Containers package application, OS and dependency code into images that can be run from variety of computing environments. CloudForest via Docker will run on Linux, Windows and MacOS.

Preparing to Run CloudForest

Docker Installation

To run CloudForest, you will have to install Docker. Please follow these instructions to install Docker for your operating system.

Docker Pull and Run Commands

The CloudForest Docker image is stored on Docker hub.

NB: Docker commands are run from the terminal command line.

Pulling the Image

You can download the image to your computer with the following command:

docker pull cloudforestphylo/cloudforestgalaxy:latest

This command contacts Docker hub and pulls down the latest image of CloudForest.

You can verify the download with the command:

docker images

You will see something like this:

cloudforestphylo/cloudforestgalaxy  latest  160a642eee15  4 days ago  2.12GB

The number 160a642eee15 is an arbitraty ID assigned to the container by Docker. You do not have to use the ID number.

Running a Docker Image

In general you run any image with the following command:

docker run hello-world

This is an actual run command that tests your Docker installation.
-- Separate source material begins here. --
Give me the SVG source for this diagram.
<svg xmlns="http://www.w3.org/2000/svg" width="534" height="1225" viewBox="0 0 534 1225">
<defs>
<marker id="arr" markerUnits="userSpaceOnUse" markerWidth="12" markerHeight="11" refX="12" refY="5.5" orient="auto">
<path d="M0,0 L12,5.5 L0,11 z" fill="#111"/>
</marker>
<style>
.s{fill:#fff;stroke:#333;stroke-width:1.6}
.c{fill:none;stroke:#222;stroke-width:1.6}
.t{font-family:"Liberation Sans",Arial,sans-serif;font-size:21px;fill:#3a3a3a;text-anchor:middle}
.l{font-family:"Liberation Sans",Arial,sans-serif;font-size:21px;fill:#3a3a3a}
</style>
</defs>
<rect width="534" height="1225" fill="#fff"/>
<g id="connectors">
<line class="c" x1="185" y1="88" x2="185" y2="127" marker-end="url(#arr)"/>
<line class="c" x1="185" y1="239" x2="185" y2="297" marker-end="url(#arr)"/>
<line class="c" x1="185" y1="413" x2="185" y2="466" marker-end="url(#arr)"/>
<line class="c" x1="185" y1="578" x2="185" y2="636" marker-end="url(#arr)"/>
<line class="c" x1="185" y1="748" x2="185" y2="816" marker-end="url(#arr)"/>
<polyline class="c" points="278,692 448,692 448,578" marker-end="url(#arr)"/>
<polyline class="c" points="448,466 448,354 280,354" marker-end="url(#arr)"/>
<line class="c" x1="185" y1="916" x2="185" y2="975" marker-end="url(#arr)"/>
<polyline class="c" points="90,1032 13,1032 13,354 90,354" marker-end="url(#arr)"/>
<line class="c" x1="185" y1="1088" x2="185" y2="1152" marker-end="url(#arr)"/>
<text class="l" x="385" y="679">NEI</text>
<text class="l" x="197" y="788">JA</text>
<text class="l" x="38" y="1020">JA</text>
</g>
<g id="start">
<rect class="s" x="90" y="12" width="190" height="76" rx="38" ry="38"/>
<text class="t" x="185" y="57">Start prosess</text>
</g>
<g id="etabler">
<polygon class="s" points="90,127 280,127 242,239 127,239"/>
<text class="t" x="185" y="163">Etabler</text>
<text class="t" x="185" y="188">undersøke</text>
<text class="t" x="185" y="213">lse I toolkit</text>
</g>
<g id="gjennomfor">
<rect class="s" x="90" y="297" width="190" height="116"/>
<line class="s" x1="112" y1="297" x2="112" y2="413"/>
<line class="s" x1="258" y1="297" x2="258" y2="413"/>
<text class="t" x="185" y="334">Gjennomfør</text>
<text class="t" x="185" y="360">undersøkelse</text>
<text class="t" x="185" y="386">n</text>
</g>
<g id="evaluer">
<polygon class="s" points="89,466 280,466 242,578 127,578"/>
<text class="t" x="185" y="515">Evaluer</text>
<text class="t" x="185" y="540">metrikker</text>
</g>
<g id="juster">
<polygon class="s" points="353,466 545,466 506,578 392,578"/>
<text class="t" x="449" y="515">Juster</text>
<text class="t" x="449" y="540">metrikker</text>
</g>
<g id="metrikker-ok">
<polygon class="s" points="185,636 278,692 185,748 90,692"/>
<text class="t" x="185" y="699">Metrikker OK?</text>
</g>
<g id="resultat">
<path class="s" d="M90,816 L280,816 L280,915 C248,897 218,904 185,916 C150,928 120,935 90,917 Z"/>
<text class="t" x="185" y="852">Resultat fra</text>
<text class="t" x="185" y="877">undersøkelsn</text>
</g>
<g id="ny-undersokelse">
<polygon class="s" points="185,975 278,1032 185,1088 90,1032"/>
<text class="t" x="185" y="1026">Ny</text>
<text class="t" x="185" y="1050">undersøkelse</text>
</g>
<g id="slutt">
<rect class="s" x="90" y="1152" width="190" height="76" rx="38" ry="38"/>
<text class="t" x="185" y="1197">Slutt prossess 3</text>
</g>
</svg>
If Docker is installed correctly you should see the following output:

Hello from Docker!
This message shows that your installation appears to be working correctly.

To generate this message, Docker took the following steps:
1. The Docker client contacted the Docker daemon.
2. The Docker daemon pulled the "hello-world" image from the Docker Hub.
    (amd64)
3. The Docker daemon created a new container from that image which runs the
    executable that produces the output you are currently reading.
4. The Docker daemon streamed that output to the Docker client, which sent it
    to your terminal.

To try something more ambitious, you can run an Ubuntu container with:
$ docker run -it ubuntu bash

Docker Prune

It may be necessary to clean your docker installation periodically. Read about the prune command in the docker documentation. This command will remove all unused data and docker objects. Be careful using this command especially if you have not moved data files from the container into your local file space.
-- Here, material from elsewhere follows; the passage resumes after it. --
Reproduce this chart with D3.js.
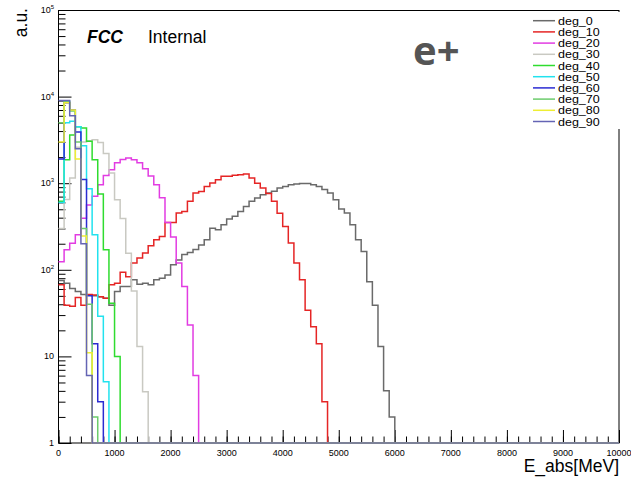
<!DOCTYPE html>
<html lang="en">
<head>
<meta charset="UTF-8">
<title>E_abs</title>
<script src="https://cdn.jsdelivr.net/npm/d3@7"></script>
<style>
  body { margin: 0; background: #fff; }
  text { font-family: "Liberation Sans", Arial, sans-serif; }
</style>
</head>
<body>
<svg id="chart" width="631" height="482"></svg>
<script>
// bin width is 100 MeV, bins start at 0
var binWidth = 100;
var names = ['deg_0', 'deg_10', 'deg_20', 'deg_30', 'deg_40', 'deg_50', 'deg_60', 'deg_70', 'deg_80', 'deg_90'];
var colors = ['#6a6a6a', '#e52525', '#e23ce2', '#c9c9c2', '#2fdc2f', '#22e2ee', '#2b2bd2', '#6ccc6c', '#eeee33', '#6464b4'];

var deg0 = [75, 70, 61, 56, 52, 51, 50, 49, 47, 39, 56, 64, 64, 77, 68, 70, 67, 77, 80,
  87, 114, 130, 150, 158, 172, 194, 222, 302, 290, 331, 385, 414, 472, 540, 617, 675, 735, 770, 805, 880, 918, 960, 980, 990, 990,
  960, 918, 845, 770, 645, 505, 452, 331, 222, 163, 73, 39, 13, 4, 2];
var deg10 = [67, 39, 38, 48, 39, 52, 51, 49, 47, 67, 70, 94, 83, 120, 137, 156, 189, 222, 243, 352, 352, 452, 472, 617, 771, 804,
  918, 1005, 1097, 1199, 1199, 1233, 1250, 1280, 1150, 1000, 880, 760, 620, 450, 317, 204, 120, 77, 34, 22, 14, 3];
var deg20 = [124, 170, 203, 254, 395, 560, 705, 960, 1230, 1430, 1720, 1880, 1960, 1870, 1720, 1470, 1210, 960, 680, 352, 239, 120, 64, 23, 6];
var deg30 = [300, 650, 1150, 2600, 3000, 3100, 3180, 2950, 2200, 1310, 645, 390, 155, 57, 13, 3.9];
var deg40 = [620, 1870, 3600, 4500, 4350, 3050, 1870, 750, 170, 41, 10];
var deg50 = [600, 5000, 5200, 4500, 2700, 860, 254, 29, 5.1];
var deg60 = [1900, 8500, 7000, 3900, 1100, 50, 14, 3];
var deg70 = [5000, 8800, 6800, 3000, 300, 40, 2];
var deg80 = [3000, 8500, 7000, 1900, 245, 11];
var deg90 = [9000, 9000, 6000, 2500, 200, 6];
var hists = [deg0, deg10, deg20, deg30, deg40, deg50, deg60, deg70, deg80, deg90];

var xTicks = d3.range(0, 10001, 1000);
var xMinor = d3.range(0, 10001, 200);
var yExp = [0, 1, 2, 3, 4, 5];

var svg = d3.select('#chart');
var x = d3.scaleLinear().domain([0, 10000]).range([58.5, 619]);
var y = d3.scaleLog().domain([1, 1e5]).range([443, 10]);
var yc = function(v) { return y(Math.max(v, 1)); };

// frame
svg.append('rect')
  .attr('x', 58.5).attr('y', 10.5)
  .attr('width', 619 - 58.5).attr('height', 443 - 10.5)
  .attr('fill', 'none').attr('stroke', '#000').attr('stroke-width', 1);

// x axis ticks (inward)
var xa = svg.append('g').attr('transform', 'translate(0,443)');
xa.call(d3.axisBottom(x).tickValues(xMinor).tickSize(-6.5).tickFormat(''));
xa.append('g').call(d3.axisBottom(x).tickValues(xTicks).tickSize(-13).tickFormat(''));
xa.selectAll('.domain').remove();
xa.selectAll('line').attr('stroke', '#000').attr('stroke-width', 1);

svg.selectAll('.xl').data(xTicks).enter().append('text')
  .attr('x', function(d) { return x(d); })
  .attr('y', 455.5)
  .attr('text-anchor', 'middle')
  .attr('font-size', 9)
  .attr('fill', '#000')
  .text(function(d) { return d; });

// y axis ticks (inward)
var yMinor = [];
for (var e = 0; e < 5; e++) for (var m = 2; m <= 9; m++) yMinor.push(m * Math.pow(10, e));
var ya = svg.append('g').attr('transform', 'translate(58.5,0)');
ya.call(d3.axisLeft(y).tickValues(yMinor).tickSize(-7).tickFormat(''));
ya.append('g').call(d3.axisLeft(y).tickValues(yExp.map(function(p) { return Math.pow(10, p); })).tickSize(-13).tickFormat(''));
ya.selectAll('.domain').remove();
ya.selectAll('line').attr('stroke', '#000').attr('stroke-width', 1);

var yl = svg.selectAll('.yl').data(yExp).enter().append('text')
  .attr('x', 54)
  .attr('y', function(p) { return y(Math.pow(10, p)) + 3; })
  .attr('text-anchor', 'end')
  .attr('font-size', 9);
yl.each(function(p) {
  var t = d3.select(this);
  if (p == 0) t.text('1');
  else if (p == 1) t.text('10');
  else {
    t.append('tspan').text('10');
    t.append('tspan').attr('font-size', 6).attr('dy', -4).text(p);
  }
});

// histograms
var line = d3.line()
  .x(function(d) { return x(d[0]); })
  .y(function(d) { return yc(d[1]); })
  .curve(d3.curveStepAfter);

hists.forEach(function(vals, k) {
  var pts = vals.map(function(v, i) { return [i * binWidth, v]; });
  pts.push([vals.length * binWidth, 0]);
  pts.push([10000, 0]);
  svg.append('path')
    .attr('d', line(pts))
    .attr('fill', 'none')
    .attr('stroke', colors[k])
    .attr('stroke-width', 1.5);
});

// legend (rows are tight, so glyphs are stretched sideways instead of a bigger font)
svg.append('rect').attr('x', 527).attr('y', 12).attr('width', 104).attr('height', 117).attr('fill', '#fff');
var lg = svg.selectAll('.lg').data(names).enter().append('g')
  .attr('transform', function(d, i) { return 'translate(0,' + (20.7 + i * 11.2) + ')'; });
lg.append('line').attr('x1', 533).attr('x2', 555).attr('y1', 0).attr('y2', 0)
  .attr('stroke', function(d, i) { return colors[i]; }).attr('stroke-width', 1.5);
lg.append('text').attr('x', 558).attr('y', 4).attr('font-size', 10)
  .attr('textLength', function(d) { return d.length * 6.95; })
  .attr('lengthAdjust', 'spacingAndGlyphs')
  .text(function(d) { return d; });

// labels
svg.append('text').attr('x', 87).attr('y', 43).attr('font-size', 17.5)
  .attr('font-weight', 'bold').attr('font-style', 'italic').text('FCC');
svg.append('text').attr('x', 148).attr('y', 43).attr('font-size', 17.5).text('Internal');
svg.append('text').attr('x', 413).attr('y', 65).attr('font-size', 40)
  .attr('font-weight', 'bold').attr('fill', '#555')
  .style('font-family', '"Open Sans", sans-serif').text('e+');
svg.append('text').attr('transform', 'translate(27,8) rotate(-90)')
  .attr('text-anchor', 'end').attr('font-size', 17.5).text('a.u.');
svg.append('text').attr('x', 619).attr('y', 472).attr('text-anchor', 'end')
  .attr('font-size', 17.5).text('E_abs[MeV]');
</script>
</body>
</html>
Running Docker CloudForest

run.sh

A simple script run.sh is provided for starting and stopping CloudForest. To run with the latest image from Docker Hub:

./run.sh --tag latest

If the --tag argument is left out, it will build the image locally:

./run.sh

A volume is created for data persistence by the name provided in .env, which is automatically created from .env.example. The volume can be removed with docker volume rm <volume name>.

The --sftp option can be used to enable SFTP for file-upload, which currently should only be used in a local, single-user context. See the Uploading Files section below.

The run.sh simply manages these user options (./run.sh --usage will display all options) and runs docker-compose, providing the necessary combination of docker-compose yaml files. The base docker-compose configuration is docker-compose.yml. Here you'll find environment variables, port mappings, and volumes configuration. Many docker-compose options translate to command-line options that would be used with docker run. Explanations for some of the command-line analogues we use can be found below.

  • -d -p 8080:80

    CloudForest is a web application and like all web applications it listens on a port. In this case port 80. A docker container must map ports on the local machine (your computer) into the container. The -p argument maps the local port 8080 to the container port 80. You will use the 8080 port address when opening the application via the browser. The -d argument runs CloudForest as a daemon service.

  • --name cloudforest

    The running container is given a name with this argument. Multiple containers can run at the same time on any one machine. By default each container will be given an id something like 63289272e49b. Use the --name argument to give the container a good, memorable name. This name will be used to stop, or if necessary directly access, the container.

  • -e "GALAXY_DESTINATIONS_DEFAULT=local_no_container"

    The -e flag sets environment variables inside the container. In this case we are telling CloudForest to run all tools within the container. It is possible to run tools on HPC compute nodes or external clusters. Using external clusters is outside the scope of this document.

  • -e "GALAXY_SLOTS=2"

    This varible starts the application with 2 threads. If you have a local machine with multiple cores, you can increase this number.

  • cloudforestphylo/cloudforestgalaxy:latest

    This is the docker image. If you have pulled the image, docker will run with the locally cached image. If you have not pulled the image, docker will first pull the image from the docker hub and then run the container.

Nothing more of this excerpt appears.